Because my design is modular, I can make four bottle, six bottle and eight bottle racks, that will fit on a counter top or sideboard. I can build them with my miterd tops too… like this four bottle by two shelf  model.

KTW #1710

Again, Alder hardwood with Oregon Black Walnut for the feature strip in the top.

23" x 15 1/2" x 14" tall

So many combinations and ways to construct these wine racks. I have some really interesting harwood logs that are drying but not ready to make parts out of yet. I would like to make these from Black Walnut or White Oak eventually too.

If you have some floor space, maybe a unique 36″ tall (counter top height), 20 bottle rack to display your collected wine treasures.

KTW #1610a

The checker board top for this piece was made from some kind of fruit wood, probably apple, for the light squares and Black Walnut.
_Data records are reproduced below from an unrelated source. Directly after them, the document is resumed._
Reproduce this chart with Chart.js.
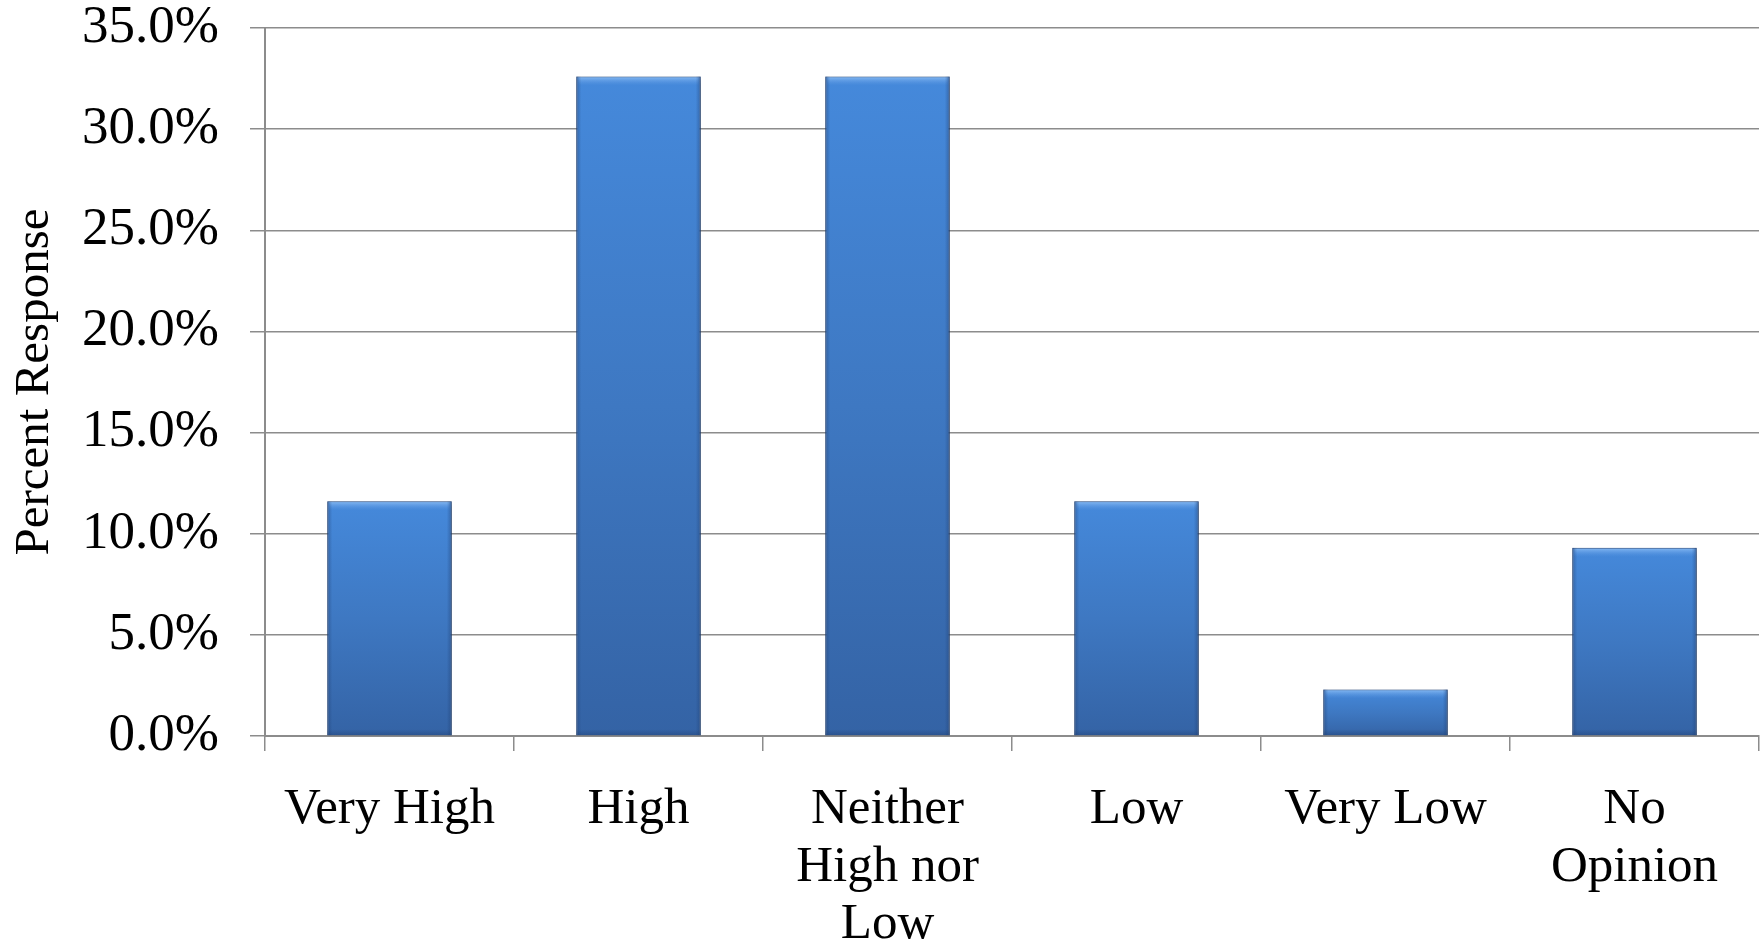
<!DOCTYPE html>
<html>
<head>
<meta charset="utf-8">
<script src="https://cdn.jsdelivr.net/npm/chart.js@4"></script>
<style>
  html, body { margin: 0; padding: 0; background: #fff; }
  #wrap { width: 1762px; height: 941px; }
</style>
</head>
<body>
<div id="wrap"><canvas id="myChart"></canvas></div>
<script>
const categories = ['Very High', 'High', ['Neither', 'High nor', 'Low'], 'Low', 'Very Low', ['No', 'Opinion']];
const responses = [11.6, 32.6, 32.6, 11.6, 2.3, 9.3];
const yTicks = [0, 5, 10, 15, 20, 25, 30, 35];

const serif = 'Liberation Serif, Times New Roman, serif';
const gridGray = '#8c8c8c';

// gradient for each bar, from its own top down to the baseline
function barFill(context) {
  const chart = context.chart;
  const area = chart.chartArea;
  if (!area) return '#3d7cc9';
  const y = chart.scales.y;
  const top = y.getPixelForValue(context.raw);
  const base = y.getPixelForValue(0);
  const g = chart.ctx.createLinearGradient(0, top, 0, base);
  g.addColorStop(0, '#4589db');
  g.addColorStop(0.5, '#3e78c2');
  g.addColorStop(1, '#3463a5');
  return g;
}

// soft shadow and bevel look on the bars
const bevel = {
  id: 'bevel',
  beforeDatasetsDraw(chart) {
    const ctx = chart.ctx;
    ctx.save();
    ctx.shadowColor = 'rgba(0,0,0,0.35)';
    ctx.shadowBlur = 6;
    ctx.shadowOffsetX = 2;
    ctx.shadowOffsetY = 2;
  },
  afterDatasetsDraw(chart) {
    const ctx = chart.ctx;
    ctx.restore();
    ctx.save();
    chart.getDatasetMeta(0).data.forEach(bar => {
      const l = bar.x - bar.width / 2, r = bar.x + bar.width / 2;
      const t = bar.y, b = bar.base;
      // light top strip
      const tg = ctx.createLinearGradient(0, t, 0, t + 9);
      tg.addColorStop(0, 'rgba(140,190,245,0.95)');
      tg.addColorStop(1, 'rgba(90,150,225,0)');
      ctx.fillStyle = tg;
      ctx.fillRect(l + 2, t + 1, r - l - 4, 9);
      // darker side edges
      const lg = ctx.createLinearGradient(l, 0, l + 5, 0);
      lg.addColorStop(0, 'rgba(30,60,110,0.45)');
      lg.addColorStop(1, 'rgba(30,60,110,0)');
      ctx.fillStyle = lg;
      ctx.fillRect(l, t, 5, b - t);
      const rg = ctx.createLinearGradient(r, 0, r - 5, 0);
      rg.addColorStop(0, 'rgba(30,60,110,0.45)');
      rg.addColorStop(1, 'rgba(30,60,110,0)');
      ctx.fillStyle = rg;
      ctx.fillRect(r - 5, t, 5, b - t);
      // darker bottom
      const bg = ctx.createLinearGradient(0, b, 0, b - 6);
      bg.addColorStop(0, 'rgba(30,60,110,0.4)');
      bg.addColorStop(1, 'rgba(30,60,110,0)');
      ctx.fillStyle = bg;
      ctx.fillRect(l, b - 6, r - l, 6);
    });
    ctx.restore();
  }
};

var ctx = document.getElementById('myChart');

const chart = new Chart(ctx, {
  type: 'bar',
  data: {
    labels: categories,
    datasets: [{
      label: 'Percent Response',
      data: responses,
      backgroundColor: barFill,
      borderColor: '#2b5289',
      borderWidth: 1,
      barPercentage: 0.5,
      categoryPercentage: 1
    }]
  },
  plugins: [bevel],
  options: {
    responsive: true,
    maintainAspectRatio: false,
    animation: false,
    layout: { padding: { top: 28, right: 3, left: 0, bottom: 0 } },
    plugins: {
      legend: { display: false },
      tooltip: { enabled: false }
    },
    scales: {
      x: {
        afterFit(scale) { scale.height = 205; },
        grid: {
          offset: true,
          drawOnChartArea: false,
          drawTicks: true,
          tickLength: 15,
          color: gridGray,
          lineWidth: 1.5
        },
        border: { color: gridGray, width: 2 },
        ticks: {
          color: '#000',
          padding: 30,
          maxRotation: 0,
          autoSkip: false,
          font: { family: serif, size: 51, lineHeight: 1.13 }
        }
      },
      y: {
        min: 0,
        max: 35,
        afterFit(scale) {
          scale.width = 265;
          // let the top tick label overhang the layout padding
          scale.paddingTop = 0;
          scale.paddingBottom = 0;
        },
        afterBuildTicks(scale) { scale.ticks = yTicks.map(v => ({ value: v })); },
        grid: {
          color: gridGray,
          lineWidth: 1.5,
          tickLength: 15
        },
        border: { color: gridGray, width: 2 },
        ticks: {
          color: '#000',
          padding: 31,
          font: { family: serif, size: 53 },
          callback: v => v.toFixed(1) + '%'
        },
        title: {
          display: true,
          text: 'Percent Response',
          color: '#000',
          padding: { top: 6, bottom: 0 },
          font: { family: serif, size: 49, lineHeight: 1.2 }
        }
      }
    }
  }
});
</script>
</body>
</html>
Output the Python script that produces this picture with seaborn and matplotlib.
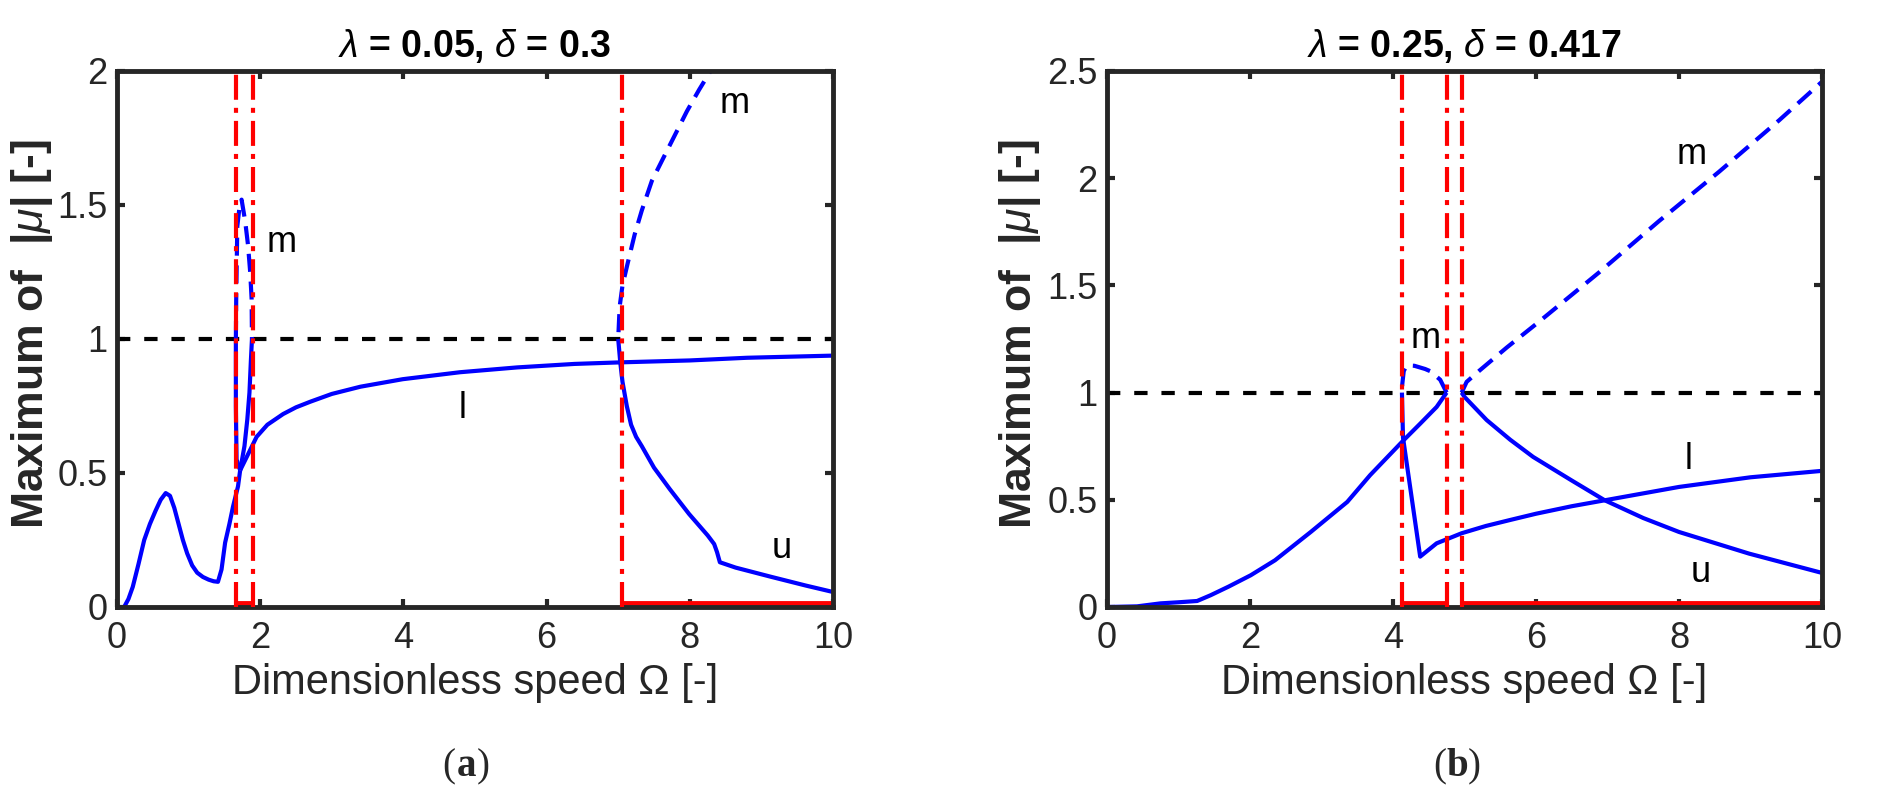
import numpy as np
import matplotlib
matplotlib.use("Agg")
import matplotlib.pyplot as plt
import seaborn as sns

# ---------------- data ----------------
# panel (a): lambda = 0.05, delta = 0.3
a_low_x = [0.10, 0.16, 0.22, 0.30, 0.38, 0.46, 0.54, 0.61, 0.68, 0.74, 0.80, 0.86, 0.92, 0.98, 1.05, 1.12, 1.20, 1.28, 1.35, 1.41, 1.46, 1.51, 1.57, 1.62, 1.69, 1.72]
a_low_y = [0.00, 0.03, 0.075, 0.16, 0.25, 0.31, 0.36, 0.40, 0.425, 0.415, 0.37, 0.31, 0.25, 0.20, 0.155, 0.128, 0.112, 0.102, 0.096, 0.094, 0.14, 0.24, 0.31, 0.374, 0.45, 0.51]

a_l_x = [1.72, 1.86, 1.95, 2.10, 2.32, 2.50, 2.70, 3.00, 3.40, 3.99, 4.79, 5.59, 6.39, 7.05, 8.00, 8.80, 10.0]
a_l_y = [0.51, 0.586, 0.635, 0.68, 0.72, 0.745, 0.766, 0.795, 0.822, 0.85, 0.876, 0.894, 0.907, 0.913, 0.92, 0.93, 0.938]

a_loop_x = [1.72, 1.67, 1.66, 1.66, 1.665, 1.68, 1.71, 1.74, 1.79, 1.83, 1.86, 1.88, 1.885, 1.87, 1.85, 1.82, 1.78, 1.74, 1.72]
a_loop_y = [0.51, 0.55, 0.75, 1.00, 1.15, 1.42, 1.49, 1.52, 1.44, 1.35, 1.25, 1.15, 1.00, 0.92, 0.80, 0.70, 0.60, 0.54, 0.51]

a_mu_x = [8.40, 8.29, 8.13, 7.96, 7.79, 7.62, 7.47, 7.33, 7.23, 7.13, 7.06, 7.02, 7.00, 7.03, 7.06, 7.12, 7.18, 7.25, 7.33, 7.50, 7.72, 7.99, 8.25, 8.34, 8.38, 8.42, 8.64, 9.13, 9.62, 10.0]
a_mu_y = [2.05, 2.00, 1.93, 1.85, 1.76, 1.67, 1.59, 1.48, 1.39, 1.28, 1.20, 1.12, 1.00, 0.91, 0.84, 0.75, 0.68, 0.635, 0.60, 0.52, 0.44, 0.347, 0.267, 0.235, 0.205, 0.167, 0.147, 0.113, 0.080, 0.056]

a_crit = [1.66, 1.90, 7.05]
a_unstable = [(1.66, 1.90), (7.05, 10.0)]

# panel (b): lambda = 0.25, delta = 0.417
b_rise_x = [0.0, 0.42, 0.75, 1.00, 1.26, 1.45, 1.70, 2.01, 2.35, 2.85, 3.36, 3.68, 4.14, 4.38, 4.61, 4.75]
b_rise_y = [0.0, 0.003, 0.017, 0.022, 0.028, 0.055, 0.095, 0.148, 0.218, 0.35, 0.49, 0.615, 0.775, 0.855, 0.933, 1.00]

b_m1_x = [4.75, 4.66, 4.52, 4.45, 4.30, 4.19, 4.15, 4.13, 4.125, 4.14, 4.38, 4.61, 4.96, 5.30, 5.64, 6.00, 6.50, 7.00, 7.50, 8.00, 9.00, 10.0]
b_m1_y = [1.00, 1.06, 1.10, 1.11, 1.125, 1.127, 1.10, 1.04, 1.00, 0.79, 0.235, 0.297, 0.344, 0.378, 0.406, 0.435, 0.47, 0.50, 0.53, 0.56, 0.605, 0.635]

b_m2_x = [4.96, 5.03, 5.20, 5.59, 6.04, 6.88, 7.72, 8.56, 9.40, 10.0]
b_m2_y = [1.00, 1.05, 1.10, 1.21, 1.33, 1.56, 1.80, 2.03, 2.27, 2.45]

b_u_x = [4.96, 5.00, 5.31, 5.64, 5.96, 6.50, 6.96, 7.50, 8.00, 8.98, 10.0]
b_u_y = [1.00, 0.98, 0.872, 0.78, 0.70, 0.59, 0.498, 0.415, 0.35, 0.249, 0.159]

b_crit = [4.12, 4.76, 4.96]
b_unstable = [(4.12, 4.76), (4.96, 10.0)]

x_ticks = [0, 2, 4, 6, 8, 10]
a_y_ticks = [0, 0.5, 1, 1.5, 2]
b_y_ticks = [0, 0.5, 1, 1.5, 2, 2.5]
a_ylim = 2.0
b_ylim = 2.5

titles = [r"$\lambda$ = 0.05, $\delta$ = 0.3", r"$\lambda$ = 0.25, $\delta$ = 0.417"]
xlabel = "Dimensionless speed Ω [-]"
ylabel = r"Maximum of  |$\mu$| [-]"

a_labels = [("m", 2.30, 1.36), ("m", 8.62, 1.88), ("l", 4.83, 0.74), ("u", 9.28, 0.22)]
b_labels = [("m", 4.45, 1.25), ("m", 8.18, 2.11), ("l", 8.14, 0.69), ("u", 8.30, 0.16)]

# ---------------- style ----------------
sns.set_theme(style="white")
plt.rcParams["font.family"] = ["Liberation Sans", "DejaVu Sans"]
plt.rcParams["mathtext.fontset"] = "custom"
plt.rcParams["mathtext.rm"] = "Liberation Sans"
plt.rcParams["mathtext.it"] = "Liberation Sans:italic"
plt.rcParams["mathtext.bf"] = "Liberation Sans:bold"
plt.rcParams["lines.scale_dashes"] = False

BLUE = "#0000FF"
RED = "#FF0000"
DARK = "#262626"
LW = 3.0
BLUE_DASH = (0, (13, 7))
BLACK_DASH = (0, (9.6, 10))
RED_DASHDOT = (0, (18, 5.8, 3.6, 5.8))

fig = plt.figure(figsize=(18.8, 8.02), dpi=100)
W, H = 1880, 802
ax_a = fig.add_axes([117 / W, (H - 607) / H, 716 / W, 536 / H])
ax_b = fig.add_axes([1107 / W, (H - 607) / H, 715 / W, 536 / H])


def draw_curve(ax, xs, ys):
    xs = np.asarray(xs, float)
    ys = np.asarray(ys, float)
    segs = []
    cur_style = None
    cur = []
    for i in range(len(xs) - 1):
        dashed = min(ys[i], ys[i + 1]) >= 1.0 and max(ys[i], ys[i + 1]) > 1.0
        if dashed != cur_style:
            if cur:
                segs.append((cur_style, cur))
            cur = [i]
            cur_style = dashed
        cur.append(i + 1)
    if cur:
        segs.append((cur_style, cur))
    for dashed, idx in segs:
        sns.lineplot(x=xs[idx], y=ys[idx], sort=False, estimator=None, ax=ax,
                     color=BLUE, linewidth=LW,
                     linestyle=BLUE_DASH if dashed else "-",
                     solid_capstyle="butt", dash_capstyle="butt",
                     solid_joinstyle="round")


def setup(ax, ylim, yticks, crit, unstable, curves, labels, title, ylab_x):
    ax.set_xlim(0, 10)
    ax.set_ylim(0, ylim)
    sns.lineplot(x=[0, 10], y=[1, 1], ax=ax, color="black", linewidth=LW,
                 linestyle=BLACK_DASH, estimator=None, sort=False)
    for cx, cy in curves:
        draw_curve(ax, cx, cy)
    for c in crit:
        ax.axvline(c, color=RED, linewidth=LW, linestyle=RED_DASHDOT, zorder=3)
    for s, e in unstable:
        sns.lineplot(x=[s, e], y=[0.015 * ylim / 2, 0.015 * ylim / 2], ax=ax, color=RED,
                     linewidth=3.5, estimator=None, sort=False, solid_capstyle="butt")
    for t, lx, ly in labels:
        ax.text(lx, ly, t, fontsize=26, ha="center", va="center", color="black")
    ax.set_xticks(x_ticks)
    ax.set_xticklabels([str(v) for v in x_ticks])
    ax.set_yticks(yticks)
    ax.set_yticklabels([("%g" % v) for v in yticks])
    ax.tick_params(axis="both", direction="in", length=6, width=3, color=DARK,
                   labelsize=26, labelcolor=DARK, top=True, right=True,
                   bottom=True, left=True)
    ax.tick_params(axis="x", pad=10)
    ax.tick_params(axis="y", pad=7)
    for sp in ax.spines.values():
        sp.set_visible(True)
        sp.set_linewidth(3.5)
        sp.set_color(DARK)
    ax.set_xlabel(xlabel, fontsize=30, color=DARK)
    ax.xaxis.set_label_coords(0.5, -0.105)
    ax.set_ylabel(ylabel, fontsize=32, color=DARK, fontweight="bold")
    ax.yaxis.set_label_coords(ylab_x, 0.51)
    ax.set_title(title, fontsize=27, fontweight="bold", color="black", pad=10)
    ax.set_facecolor("white")


setup(ax_a, a_ylim, a_y_ticks, a_crit, a_unstable,
      [(a_low_x, a_low_y), (a_l_x, a_l_y), (a_loop_x, a_loop_y), (a_mu_x, a_mu_y)],
      a_labels, titles[0], -0.087)
setup(ax_b, b_ylim, b_y_ticks, b_crit, b_unstable,
      [(b_rise_x, b_rise_y), (b_m1_x, b_m1_y), (b_m2_x, b_m2_y), (b_u_x, b_u_y)],
      b_labels, titles[1], -0.090)

# sub-captions
for cx, letter in [(466, "a"), (1457, "b")]:
    y = 1 - 767 / H
    fig.text(cx / W, y, letter, fontsize=28, fontweight="bold", ha="center", va="center",
             family=["Liberation Serif", "DejaVu Serif"])
    fig.text((cx - 11) / W, y, "(", fontsize=28, ha="right", va="center",
             family=["Liberation Serif", "DejaVu Serif"])
    fig.text((cx + 11) / W, y, ")", fontsize=28, ha="left", va="center",
             family=["Liberation Serif", "DejaVu Serif"])

fig.patch.set_facecolor("white")
fig.savefig("out.png", dpi=100, facecolor="white")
These legs were milled from a very heavy, hard, dense, tropical wood that a friend of a friend got for me. He works for a lumber importer that was doing inventory and found these big planks buried under dust and debris for years. When they couldn’t identify the planks, didn’t know where they came from, I fortunately ended up with them.

The bread board ends are Sapele, the through tenons are Australian Lacewood and the shelf racks are Alder.

I cut out three of these racks, but only had enough material for two tops, so someday I will come across some nice lumber and make a different top on legs and shelves like these.

KTW #1610b

The top for this piece I made from Alder for the light squares and highly figured Balck Walnut for the dark squares.

23" x 15 1/2" x 36" tall

As much as I try make these in a production fashion, it’s still mostly one offs or two offs like these examples.

I tried to cut boards so that the dark figured grain pattern looks like it runs through lighter squares. My photographs don’t really do it justice.

About the time I get pieces ready to apply a sprayed on finish, I’m already thinking about ways to put the next ones together. There is still time to make some special presents. What is next?